**TASK DATA**.
☆ ☆ ☆ ☆ ☆

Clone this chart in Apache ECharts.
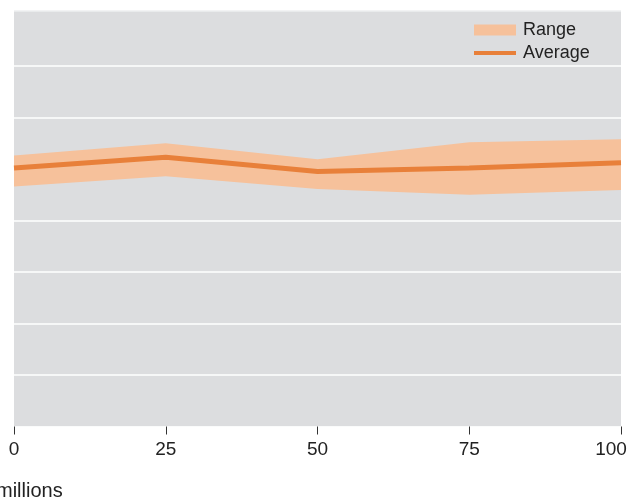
<!DOCTYPE html>
<html><head><meta charset="utf-8">
<script src="https://cdn.jsdelivr.net/npm/echarts@6/dist/echarts.min.js"></script>
<style>html,body{margin:0;padding:0;background:#fff}#c{width:641px;height:502px}</style>
</head><body><div id="c"></div>
<script>
var xValues = ['0', '25', '50', '75', '100'];
var rangeLow = [4.66, 4.86, 4.61, 4.50, 4.59];
var rangeHigh = [5.26, 5.50, 5.19, 5.52, 5.58];
var average = [5.02, 5.23, 4.95, 5.02, 5.12];
var unitLabel = 'millions';

var FONT = '"Liberation Sans", Arial, Helvetica, sans-serif';
var diffData = rangeHigh.map(function(h,i){return +(h-rangeLow[i]).toFixed(4);});
var BG = '#dcdddf';
var gridColors = ['#ffffff','#ffffff','#ffffff','#ffffff','#ffffff','#ffffff','#ffffff','#ffffff',BG,'#eeeff0'];

var chart = echarts.init(document.getElementById('c'));
chart.setOption({
  animation:false,
  grid:{left:14,right:20,top:11,bottom:75.5,show:true,backgroundColor:BG,borderWidth:0},
  legend:[
    {data:[{name:'Range',icon:'rect',itemStyle:{color:'#f6c19b',opacity:1}}],left:474,top:21,padding:0,itemWidth:42,itemHeight:11,
     textStyle:{fontFamily:FONT,fontSize:18,color:'#222',padding:[0,0,0,2]},selectedMode:false},
    {data:[{name:'Average',icon:'rect',itemStyle:{color:'#e8803a',opacity:1}}],left:474,top:44,padding:0,itemWidth:42,itemHeight:4,
     textStyle:{fontFamily:FONT,fontSize:18,color:'#222',padding:[0,0,0,2]},selectedMode:false}
  ],
  xAxis:{type:'category',data:xValues,boundaryGap:false,
    axisLine:{show:false},
    axisTick:{show:true,length:8,alignWithLabel:true,lineStyle:{color:'#333',width:1}},
    splitLine:{show:false},
    axisLabel:{margin:14,fontFamily:FONT,fontSize:19,color:'#222',interval:0,
      formatter:function(v){return v==='100'?'{m|100}':v;},
      rich:{m:{fontFamily:FONT,fontSize:19,color:'#222',padding:[0,20,0,0]}}}
  },
  yAxis:{type:'value',min:0,max:8.068,interval:1,
    axisLine:{show:false},axisTick:{show:false},axisLabel:{show:false},
    splitLine:{show:true,lineStyle:{color:gridColors,width:1.5}}},
  graphic:[{type:'text',left:-4,top:481,style:{text:unitLabel,fontFamily:FONT,fontSize:20,fill:'#222'}}],
  series:[
    {name:'low',type:'line',data:rangeLow,stack:'band',symbol:'none',lineStyle:{opacity:0},silent:true},
    {name:'Range',type:'line',data:diffData,stack:'band',symbol:'none',lineStyle:{opacity:0},
     itemStyle:{color:'#f6c19b'},areaStyle:{color:'#f6c19b',opacity:1},silent:true},
    {name:'Average',type:'line',data:average,symbol:'none',
     itemStyle:{color:'#e8803a'},lineStyle:{color:'#e8803a',width:5}}
  ]
});
</script></body></html>
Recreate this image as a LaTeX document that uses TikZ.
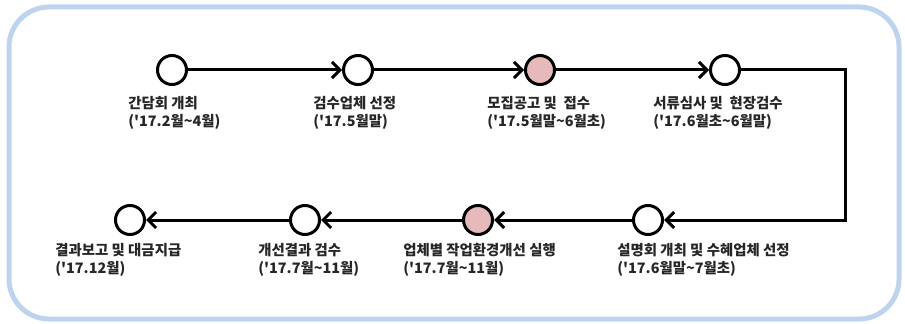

☆ ☆ ☆ ☆ ☆

**WRITTEN PROBLEM**.
Go through the listing above and write it all out exactly, leaving out any picture.

**FULL OUTPUT**.
Clone this chart in Apache ECharts.
<!DOCTYPE html>
<html><head><meta charset="utf-8">
<script src="https://cdn.jsdelivr.net/npm/echarts@6/dist/echarts.min.js"></script>
<style>html,body{margin:0;padding:0;background:#fff}#c{width:641px;height:502px}</style>
</head><body><div id="c"></div>
<script>
var xValues = ['0', '25', '50', '75', '100'];
var rangeLow = [4.66, 4.86, 4.61, 4.50, 4.59];
var rangeHigh = [5.26, 5.50, 5.19, 5.52, 5.58];
var average = [5.02, 5.23, 4.95, 5.02, 5.12];
var unitLabel = 'millions';

var FONT = '"Liberation Sans", Arial, Helvetica, sans-serif';
var diffData = rangeHigh.map(function(h,i){return +(h-rangeLow[i]).toFixed(4);});
var BG = '#dcdddf';
var gridColors = ['#ffffff','#ffffff','#ffffff','#ffffff','#ffffff','#ffffff','#ffffff','#ffffff',BG,'#eeeff0'];

var chart = echarts.init(document.getElementById('c'));
chart.setOption({
  animation:false,
  grid:{left:14,right:20,top:11,bottom:75.5,show:true,backgroundColor:BG,borderWidth:0},
  legend:[
    {data:[{name:'Range',icon:'rect',itemStyle:{color:'#f6c19b',opacity:1}}],left:474,top:21,padding:0,itemWidth:42,itemHeight:11,
     textStyle:{fontFamily:FONT,fontSize:18,color:'#222',padding:[0,0,0,2]},selectedMode:false},
    {data:[{name:'Average',icon:'rect',itemStyle:{color:'#e8803a',opacity:1}}],left:474,top:44,padding:0,itemWidth:42,itemHeight:4,
     textStyle:{fontFamily:FONT,fontSize:18,color:'#222',padding:[0,0,0,2]},selectedMode:false}
  ],
  xAxis:{type:'category',data:xValues,boundaryGap:false,
    axisLine:{show:false},
    axisTick:{show:true,length:8,alignWithLabel:true,lineStyle:{color:'#333',width:1}},
    splitLine:{show:false},
    axisLabel:{margin:14,fontFamily:FONT,fontSize:19,color:'#222',interval:0,
      formatter:function(v){return v==='100'?'{m|100}':v;},
      rich:{m:{fontFamily:FONT,fontSize:19,color:'#222',padding:[0,20,0,0]}}}
  },
  yAxis:{type:'value',min:0,max:8.068,interval:1,
    axisLine:{show:false},axisTick:{show:false},axisLabel:{show:false},
    splitLine:{show:true,lineStyle:{color:gridColors,width:1.5}}},
  graphic:[{type:'text',left:-4,top:481,style:{text:unitLabel,fontFamily:FONT,fontSize:20,fill:'#222'}}],
  series:[
    {name:'low',type:'line',data:rangeLow,stack:'band',symbol:'none',lineStyle:{opacity:0},silent:true},
    {name:'Range',type:'line',data:diffData,stack:'band',symbol:'none',lineStyle:{opacity:0},
     itemStyle:{color:'#f6c19b'},areaStyle:{color:'#f6c19b',opacity:1},silent:true},
    {name:'Average',type:'line',data:average,symbol:'none',
     itemStyle:{color:'#e8803a'},lineStyle:{color:'#e8803a',width:5}}
  ]
});
</script></body></html>
Recreate this image as a LaTeX document that uses TikZ.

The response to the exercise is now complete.